**Given data**
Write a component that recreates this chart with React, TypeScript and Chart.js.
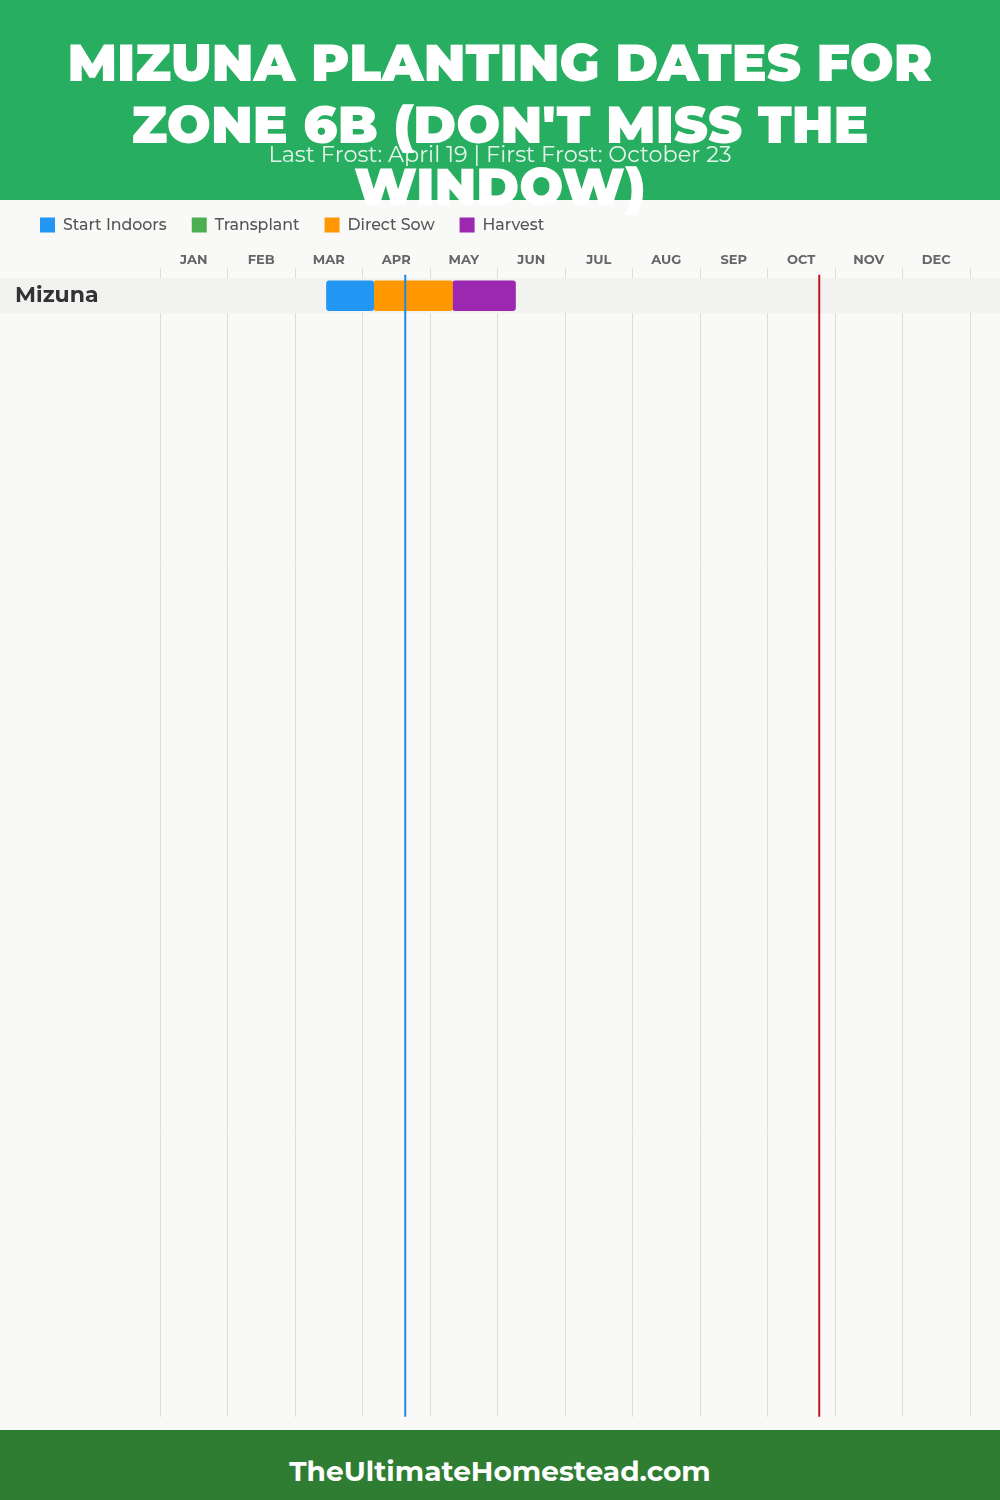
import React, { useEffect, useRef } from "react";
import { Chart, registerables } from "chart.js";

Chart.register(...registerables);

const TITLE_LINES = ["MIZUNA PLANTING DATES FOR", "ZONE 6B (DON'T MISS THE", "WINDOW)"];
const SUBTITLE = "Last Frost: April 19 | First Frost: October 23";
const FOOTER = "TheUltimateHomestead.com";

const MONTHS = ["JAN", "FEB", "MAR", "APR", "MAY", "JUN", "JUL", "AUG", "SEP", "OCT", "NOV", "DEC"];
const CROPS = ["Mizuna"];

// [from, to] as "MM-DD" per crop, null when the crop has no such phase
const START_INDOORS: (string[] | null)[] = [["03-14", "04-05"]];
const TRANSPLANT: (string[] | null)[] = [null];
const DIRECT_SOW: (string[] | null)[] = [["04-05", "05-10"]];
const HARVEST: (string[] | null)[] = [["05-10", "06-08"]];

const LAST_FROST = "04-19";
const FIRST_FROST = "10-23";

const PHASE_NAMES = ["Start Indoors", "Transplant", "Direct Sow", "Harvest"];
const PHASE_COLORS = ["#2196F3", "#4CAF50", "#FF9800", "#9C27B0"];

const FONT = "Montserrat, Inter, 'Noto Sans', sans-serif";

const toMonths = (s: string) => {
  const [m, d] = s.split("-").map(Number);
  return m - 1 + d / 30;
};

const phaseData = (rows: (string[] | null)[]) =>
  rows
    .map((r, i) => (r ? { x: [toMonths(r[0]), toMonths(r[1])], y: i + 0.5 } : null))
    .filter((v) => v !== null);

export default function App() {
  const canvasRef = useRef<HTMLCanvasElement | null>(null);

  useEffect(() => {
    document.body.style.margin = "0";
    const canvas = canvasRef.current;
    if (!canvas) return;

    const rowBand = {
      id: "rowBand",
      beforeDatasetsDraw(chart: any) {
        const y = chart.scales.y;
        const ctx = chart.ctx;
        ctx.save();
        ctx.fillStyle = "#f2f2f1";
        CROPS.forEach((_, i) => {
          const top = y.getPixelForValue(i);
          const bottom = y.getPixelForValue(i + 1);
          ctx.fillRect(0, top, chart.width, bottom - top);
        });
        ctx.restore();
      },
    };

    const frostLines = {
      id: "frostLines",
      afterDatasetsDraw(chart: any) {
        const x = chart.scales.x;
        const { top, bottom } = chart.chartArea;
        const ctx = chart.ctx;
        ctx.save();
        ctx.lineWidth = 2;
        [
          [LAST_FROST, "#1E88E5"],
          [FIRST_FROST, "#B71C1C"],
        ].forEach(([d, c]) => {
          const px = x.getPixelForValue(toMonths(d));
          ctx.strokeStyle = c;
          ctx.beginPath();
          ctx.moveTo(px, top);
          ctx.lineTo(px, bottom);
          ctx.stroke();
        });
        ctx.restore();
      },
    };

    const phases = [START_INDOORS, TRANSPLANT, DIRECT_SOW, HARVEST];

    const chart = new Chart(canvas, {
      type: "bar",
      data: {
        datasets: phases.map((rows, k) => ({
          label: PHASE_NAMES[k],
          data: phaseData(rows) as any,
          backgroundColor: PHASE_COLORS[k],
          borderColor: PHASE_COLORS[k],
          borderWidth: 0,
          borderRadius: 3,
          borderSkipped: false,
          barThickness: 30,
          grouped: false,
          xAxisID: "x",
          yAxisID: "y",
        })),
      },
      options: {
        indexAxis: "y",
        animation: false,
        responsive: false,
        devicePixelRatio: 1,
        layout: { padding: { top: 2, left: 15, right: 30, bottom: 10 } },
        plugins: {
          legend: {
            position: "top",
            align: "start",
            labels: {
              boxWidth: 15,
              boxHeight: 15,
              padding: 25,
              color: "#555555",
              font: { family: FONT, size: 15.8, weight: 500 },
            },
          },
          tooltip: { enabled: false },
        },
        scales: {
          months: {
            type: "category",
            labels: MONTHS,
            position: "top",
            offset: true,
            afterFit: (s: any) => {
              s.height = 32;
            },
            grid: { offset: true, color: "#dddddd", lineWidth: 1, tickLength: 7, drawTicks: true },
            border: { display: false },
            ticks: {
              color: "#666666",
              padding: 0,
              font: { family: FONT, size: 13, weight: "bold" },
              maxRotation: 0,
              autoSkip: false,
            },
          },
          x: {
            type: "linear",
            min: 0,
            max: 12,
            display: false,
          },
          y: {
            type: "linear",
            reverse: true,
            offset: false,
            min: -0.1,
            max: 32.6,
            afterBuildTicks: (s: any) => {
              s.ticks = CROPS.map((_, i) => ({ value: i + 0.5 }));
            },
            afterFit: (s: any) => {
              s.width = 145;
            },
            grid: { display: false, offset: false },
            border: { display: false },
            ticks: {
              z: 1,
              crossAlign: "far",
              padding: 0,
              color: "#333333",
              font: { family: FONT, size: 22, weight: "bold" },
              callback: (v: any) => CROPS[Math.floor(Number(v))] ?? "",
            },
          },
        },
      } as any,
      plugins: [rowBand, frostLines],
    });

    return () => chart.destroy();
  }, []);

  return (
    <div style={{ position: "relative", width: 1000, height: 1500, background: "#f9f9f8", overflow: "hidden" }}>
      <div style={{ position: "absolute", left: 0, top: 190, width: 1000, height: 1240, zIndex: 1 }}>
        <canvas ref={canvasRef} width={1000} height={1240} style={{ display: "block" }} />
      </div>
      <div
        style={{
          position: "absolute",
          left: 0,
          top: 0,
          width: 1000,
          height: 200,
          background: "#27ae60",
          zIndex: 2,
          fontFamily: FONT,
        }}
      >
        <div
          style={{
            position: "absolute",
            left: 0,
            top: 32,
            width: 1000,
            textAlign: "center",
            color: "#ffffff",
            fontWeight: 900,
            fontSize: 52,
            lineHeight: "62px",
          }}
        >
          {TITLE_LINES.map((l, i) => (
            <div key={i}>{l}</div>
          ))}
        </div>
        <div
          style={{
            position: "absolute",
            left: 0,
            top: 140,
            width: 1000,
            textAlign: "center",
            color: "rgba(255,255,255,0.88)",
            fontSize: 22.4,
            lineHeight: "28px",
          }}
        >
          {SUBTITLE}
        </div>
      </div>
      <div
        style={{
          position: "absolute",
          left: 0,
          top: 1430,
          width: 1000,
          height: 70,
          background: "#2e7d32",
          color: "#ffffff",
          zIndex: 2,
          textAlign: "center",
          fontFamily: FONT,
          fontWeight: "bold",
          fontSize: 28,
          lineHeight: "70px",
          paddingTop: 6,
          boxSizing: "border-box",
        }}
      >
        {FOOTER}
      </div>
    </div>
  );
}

**Work to do**
Ignore the images and quote every line of the listing exactly.

**Written answer**
Write a component that recreates this chart with React, TypeScript and Chart.js.
import React, { useEffect, useRef } from "react";
import { Chart, registerables } from "chart.js";

Chart.register(...registerables);

const TITLE_LINES = ["MIZUNA PLANTING DATES FOR", "ZONE 6B (DON'T MISS THE", "WINDOW)"];
const SUBTITLE = "Last Frost: April 19 | First Frost: October 23";
const FOOTER = "TheUltimateHomestead.com";

const MONTHS = ["JAN", "FEB", "MAR", "APR", "MAY", "JUN", "JUL", "AUG", "SEP", "OCT", "NOV", "DEC"];
const CROPS = ["Mizuna"];

// [from, to] as "MM-DD" per crop, null when the crop has no such phase
const START_INDOORS: (string[] | null)[] = [["03-14", "04-05"]];
const TRANSPLANT: (string[] | null)[] = [null];
const DIRECT_SOW: (string[] | null)[] = [["04-05", "05-10"]];
const HARVEST: (string[] | null)[] = [["05-10", "06-08"]];

const LAST_FROST = "04-19";
const FIRST_FROST = "10-23";

const PHASE_NAMES = ["Start Indoors", "Transplant", "Direct Sow", "Harvest"];
const PHASE_COLORS = ["#2196F3", "#4CAF50", "#FF9800", "#9C27B0"];

const FONT = "Montserrat, Inter, 'Noto Sans', sans-serif";

const toMonths = (s: string) => {
  const [m, d] = s.split("-").map(Number);
  return m - 1 + d / 30;
};

const phaseData = (rows: (string[] | null)[]) =>
  rows
    .map((r, i) => (r ? { x: [toMonths(r[0]), toMonths(r[1])], y: i + 0.5 } : null))
    .filter((v) => v !== null);

export default function App() {
  const canvasRef = useRef<HTMLCanvasElement | null>(null);

  useEffect(() => {
    document.body.style.margin = "0";
    const canvas = canvasRef.current;
    if (!canvas) return;

    const rowBand = {
      id: "rowBand",
      beforeDatasetsDraw(chart: any) {
        const y = chart.scales.y;
        const ctx = chart.ctx;
        ctx.save();
        ctx.fillStyle = "#f2f2f1";
        CROPS.forEach((_, i) => {
          const top = y.getPixelForValue(i);
          const bottom = y.getPixelForValue(i + 1);
          ctx.fillRect(0, top, chart.width, bottom - top);
        });
        ctx.restore();
      },
    };

    const frostLines = {
      id: "frostLines",
      afterDatasetsDraw(chart: any) {
        const x = chart.scales.x;
        const { top, bottom } = chart.chartArea;
        const ctx = chart.ctx;
        ctx.save();
        ctx.lineWidth = 2;
        [
          [LAST_FROST, "#1E88E5"],
          [FIRST_FROST, "#B71C1C"],
        ].forEach(([d, c]) => {
          const px = x.getPixelForValue(toMonths(d));
          ctx.strokeStyle = c;
          ctx.beginPath();
          ctx.moveTo(px, top);
          ctx.lineTo(px, bottom);
          ctx.stroke();
        });
        ctx.restore();
      },
    };

    const phases = [START_INDOORS, TRANSPLANT, DIRECT_SOW, HARVEST];

    const chart = new Chart(canvas, {
      type: "bar",
      data: {
        datasets: phases.map((rows, k) => ({
          label: PHASE_NAMES[k],
          data: phaseData(rows) as any,
          backgroundColor: PHASE_COLORS[k],
          borderColor: PHASE_COLORS[k],
          borderWidth: 0,
          borderRadius: 3,
          borderSkipped: false,
          barThickness: 30,
          grouped: false,
          xAxisID: "x",
          yAxisID: "y",
        })),
      },
      options: {
        indexAxis: "y",
        animation: false,
        responsive: false,
        devicePixelRatio: 1,
        layout: { padding: { top: 2, left: 15, right: 30, bottom: 10 } },
        plugins: {
          legend: {
            position: "top",
            align: "start",
            labels: {
              boxWidth: 15,
              boxHeight: 15,
              padding: 25,
              color: "#555555",
              font: { family: FONT, size: 15.8, weight: 500 },
            },
          },
          tooltip: { enabled: false },
        },
        scales: {
          months: {
            type: "category",
            labels: MONTHS,
            position: "top",
            offset: true,
            afterFit: (s: any) => {
              s.height = 32;
            },
            grid: { offset: true, color: "#dddddd", lineWidth: 1, tickLength: 7, drawTicks: true },
            border: { display: false },
            ticks: {
              color: "#666666",
              padding: 0,
              font: { family: FONT, size: 13, weight: "bold" },
              maxRotation: 0,
              autoSkip: false,
            },
          },
          x: {
            type: "linear",
            min: 0,
            max: 12,
            display: false,
          },
          y: {
            type: "linear",
            reverse: true,
            offset: false,
            min: -0.1,
            max: 32.6,
            afterBuildTicks: (s: any) => {
              s.ticks = CROPS.map((_, i) => ({ value: i + 0.5 }));
            },
            afterFit: (s: any) => {
              s.width = 145;
            },
            grid: { display: false, offset: false },
            border: { display: false },
            ticks: {
              z: 1,
              crossAlign: "far",
              padding: 0,
              color: "#333333",
              font: { family: FONT, size: 22, weight: "bold" },
              callback: (v: any) => CROPS[Math.floor(Number(v))] ?? "",
            },
          },
        },
      } as any,
      plugins: [rowBand, frostLines],
    });

    return () => chart.destroy();
  }, []);

  return (
    <div style={{ position: "relative", width: 1000, height: 1500, background: "#f9f9f8", overflow: "hidden" }}>
      <div style={{ position: "absolute", left: 0, top: 190, width: 1000, height: 1240, zIndex: 1 }}>
        <canvas ref={canvasRef} width={1000} height={1240} style={{ display: "block" }} />
      </div>
      <div
        style={{
          position: "absolute",
          left: 0,
          top: 0,
          width: 1000,
          height: 200,
          background: "#27ae60",
          zIndex: 2,
          fontFamily: FONT,
        }}
      >
        <div
          style={{
            position: "absolute",
            left: 0,
            top: 32,
            width: 1000,
            textAlign: "center",
            color: "#ffffff",
            fontWeight: 900,
            fontSize: 52,
            lineHeight: "62px",
          }}
        >
          {TITLE_LINES.map((l, i) => (
            <div key={i}>{l}</div>
          ))}
        </div>
        <div
          style={{
            position: "absolute",
            left: 0,
            top: 140,
            width: 1000,
            textAlign: "center",
            color: "rgba(255,255,255,0.88)",
            fontSize: 22.4,
            lineHeight: "28px",
          }}
        >
          {SUBTITLE}
        </div>
      </div>
      <div
        style={{
          position: "absolute",
          left: 0,
          top: 1430,
          width: 1000,
          height: 70,
          background: "#2e7d32",
          color: "#ffffff",
          zIndex: 2,
          textAlign: "center",
          fontFamily: FONT,
          fontWeight: "bold",
          fontSize: 28,
          lineHeight: "70px",
          paddingTop: 6,
          boxSizing: "border-box",
        }}
      >
        {FOOTER}
      </div>
    </div>
  );
}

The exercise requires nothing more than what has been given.